Renaming Ecstasy is groundbreaking because it represents the first book of its kind to systematically provide us with humanities sources for understanding and interpreting the Latino religious experience. Furthermore, it instills poets and writers with the agency to produce a credible symphony of sacred incantations that comprises the multiple dimensions of Latino spirituality. Scholars of Latina/o religions should recognize it as a blueprint for producing complementary works that examine Latino spirituality in artistic expressions like Latino literature, theatre, music, film, and dance.

This reviewer’s biggest concern with Renaming Ecstasy is Menes’ utilization and interpretation of hybridity for identifying and interpreting the unique qualities of Latino religions. Throughout the book, the author identifies a hybridity of blended Latino cultures and religions where contradictions are tolerated and/or dichotomies bridged. Such a perspective assumes a resolution to the tension described. This perspective would have been strengthened by introducing the concept of the double entendre first introduced by Ashis Nandy in his work on British India and adopted into the study of Latino religions by Davíd Carrasco. The double entendre in Latino religions underscores the double meanings and conflict that do not require resolution in order to provide orientation and guidance to a community. According to Carrasco, the double entendre represents communities that accept without question the polarity of two worlds in conflict without resolution.
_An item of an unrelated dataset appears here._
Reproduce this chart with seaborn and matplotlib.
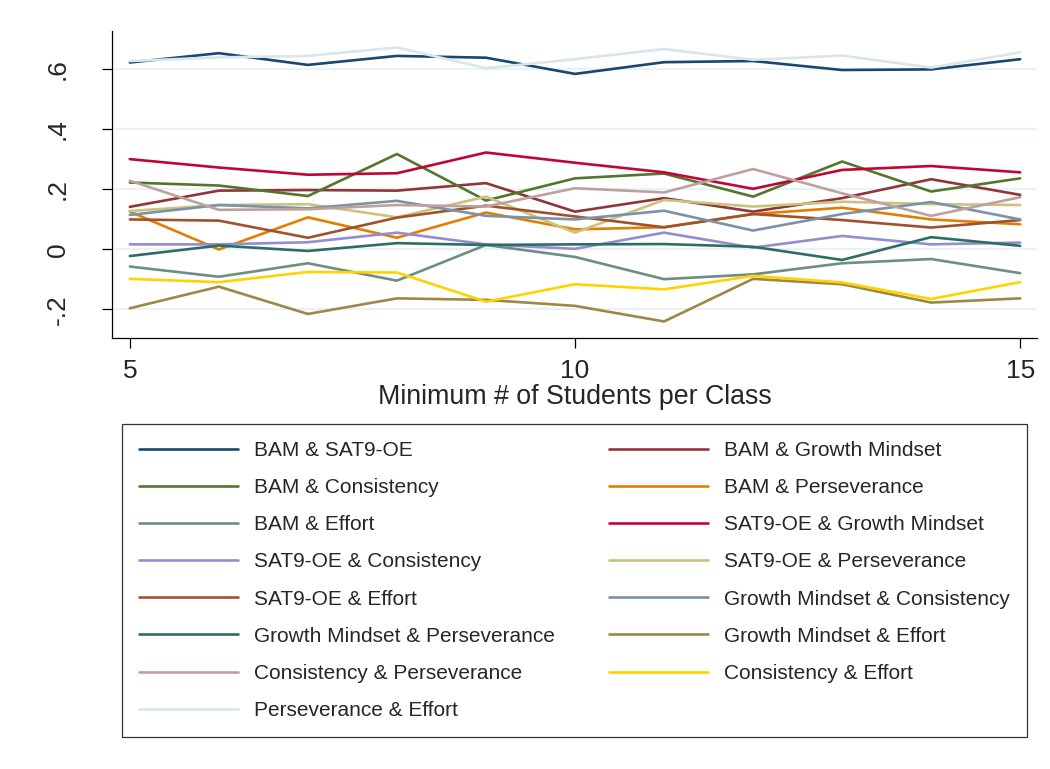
import numpy as np
import pandas as pd
import matplotlib
matplotlib.use("Agg")
import matplotlib.pyplot as plt
import seaborn as sns

# Correlations by minimum class size
min_students = [5, 6, 7, 8, 9, 10, 11, 12, 13, 14, 15]

pairs = [
    "BAM & SAT9-OE", "BAM & Growth Mindset", "BAM & Consistency",
    "BAM & Perseverance", "BAM & Effort", "SAT9-OE & Growth Mindset",
    "SAT9-OE & Consistency", "SAT9-OE & Perseverance", "SAT9-OE & Effort",
    "Growth Mindset & Consistency", "Growth Mindset & Perseverance",
    "Growth Mindset & Effort", "Consistency & Perseverance",
    "Consistency & Effort", "Perseverance & Effort",
]

bam_sat9 = [0.623, 0.654, 0.615, 0.645, 0.639, 0.585, 0.624, 0.628, 0.598, 0.600, 0.634]
bam_growth = [0.142, 0.196, 0.198, 0.196, 0.221, 0.126, 0.171, 0.126, 0.171, 0.234, 0.182]
bam_consistency = [0.223, 0.213, 0.178, 0.318, 0.163, 0.237, 0.253, 0.176, 0.293, 0.193, 0.237]
bam_persev = [0.126, 0.000, 0.107, 0.039, 0.123, 0.067, 0.074, 0.118, 0.139, 0.100, 0.084]
bam_effort = [-0.057, -0.091, -0.046, -0.104, 0.015, -0.025, -0.099, -0.083, -0.046, -0.032, -0.079]
sat9_growth = [0.301, 0.273, 0.249, 0.254, 0.323, 0.289, 0.257, 0.202, 0.265, 0.278, 0.257]
sat9_consistency = [0.017, 0.017, 0.024, 0.056, 0.017, 0.002, 0.056, 0.006, 0.045, 0.017, 0.023]
sat9_persev = [0.128, 0.148, 0.151, 0.107, 0.176, 0.056, 0.165, 0.143, 0.159, 0.151, 0.148]
sat9_effort = [0.100, 0.096, 0.039, 0.106, 0.146, 0.110, 0.074, 0.118, 0.098, 0.073, 0.098]
growth_consistency = [0.115, 0.148, 0.137, 0.162, 0.112, 0.100, 0.129, 0.063, 0.118, 0.158, 0.100]
growth_persev = [-0.022, 0.013, -0.005, 0.021, 0.015, 0.017, 0.018, 0.009, -0.035, 0.041, 0.012]
growth_effort = [-0.196, -0.124, -0.215, -0.163, -0.168, -0.188, -0.240, -0.098, -0.116, -0.177, -0.163]
consistency_persev = [0.229, 0.132, 0.134, 0.148, 0.143, 0.204, 0.190, 0.268, 0.187, 0.112, 0.174]
consistency_effort = [-0.098, -0.109, -0.075, -0.077, -0.174, -0.116, -0.133, -0.088, -0.110, -0.165, -0.109]
persev_effort = [0.628, 0.640, 0.645, 0.673, 0.604, 0.634, 0.668, 0.632, 0.646, 0.606, 0.657]

series = [
    bam_sat9, bam_growth, bam_consistency, bam_persev, bam_effort,
    sat9_growth, sat9_consistency, sat9_persev, sat9_effort,
    growth_consistency, growth_persev, growth_effort,
    consistency_persev, consistency_effort, persev_effort,
]

# Stata s2color line colours
colors = [
    "#1a476f", "#90353b", "#55752f", "#e37e00", "#6e8e84",
    "#c10534", "#938dd2", "#cac27e", "#a0522d", "#7b92a8",
    "#2d6d66", "#9c8847", "#bfa19c", "#ffd200", "#d9e6eb",
]

df = pd.DataFrame({
    "min_students": np.tile(min_students, len(pairs)),
    "corr": np.concatenate(series),
    "pair": np.repeat(pairs, len(min_students)),
})

sns.set_style("white")
plt.rcParams["font.family"] = ["Liberation Sans", "DejaVu Sans"]

fig = plt.figure(figsize=(10.5, 7.69), dpi=100)
ax = fig.add_axes([0.1067, 0.5605, 0.881, 0.3992])

sns.lineplot(data=df, x="min_students", y="corr", hue="pair",
             hue_order=pairs, palette=colors, linewidth=1.9,
             errorbar=None, legend=False, ax=ax)

ax.set_xlim(4.8, 15.19)
ax.set_ylim(-0.295, 0.728)
ax.set_xticks([5, 10, 15])
ax.set_xticklabels(["5", "10", "15"])
ax.set_yticks([-0.2, 0, 0.2, 0.4, 0.6])
ax.set_yticklabels(["-.2", "0", ".2", ".4", ".6"], rotation=90, va="center")

ax.grid(axis="y", color="#eaf2f3", linewidth=1.6)
ax.grid(axis="x", visible=False)
ax.set_axisbelow(True)

for side in ["top", "right"]:
    ax.spines[side].set_visible(False)
for side in ["left", "bottom"]:
    ax.spines[side].set_color("black")
    ax.spines[side].set_linewidth(0.9)

ax.tick_params(axis="both", direction="out", length=7.2, width=0.9,
               color="black", labelsize=19, left=True, bottom=True)
ax.tick_params(axis="y", pad=23)
ax.tick_params(axis="x", pad=8)

ax.set_xlabel("Minimum # of Students per Class", fontsize=19.3, labelpad=1)
ax.set_ylabel("")

# legend in row-major order, 2 columns
handles = ax.get_lines()[:len(pairs)]
order = list(range(0, len(pairs), 2)) + list(range(1, len(pairs), 2))
leg = fig.legend([handles[i] for i in order], [pairs[i] for i in order],
                 ncol=2, mode="expand", loc="upper left",
                 bbox_to_anchor=(122 / 1050, 1 - 424 / 769, 905 / 1050, 0),
                 fontsize=15, frameon=True, fancybox=False,
                 handlelength=4.75, handletextpad=0.77, labelspacing=0.87,
                 borderpad=0.82, borderaxespad=0)
leg.get_frame().set_edgecolor("black")
leg.get_frame().set_linewidth(0.9)
for line in leg.get_lines():
    line.set_linewidth(1.9)

fig.savefig("out.png", dpi=100, facecolor="white")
They are best described as expressions of resistance and innovation and not expressions of submission or conformity. As a book that posits itself as capturing the changing landscape of Latino spirituality expressed through poetry, the notion of the double entendre would have served to strengthen this work. Nonetheless, recognizing this book as a blueprint for future works represents an important contribution to the field because it will serve as a basis for building on our understanding and interpretation of Latina and Latino religions in the years to come.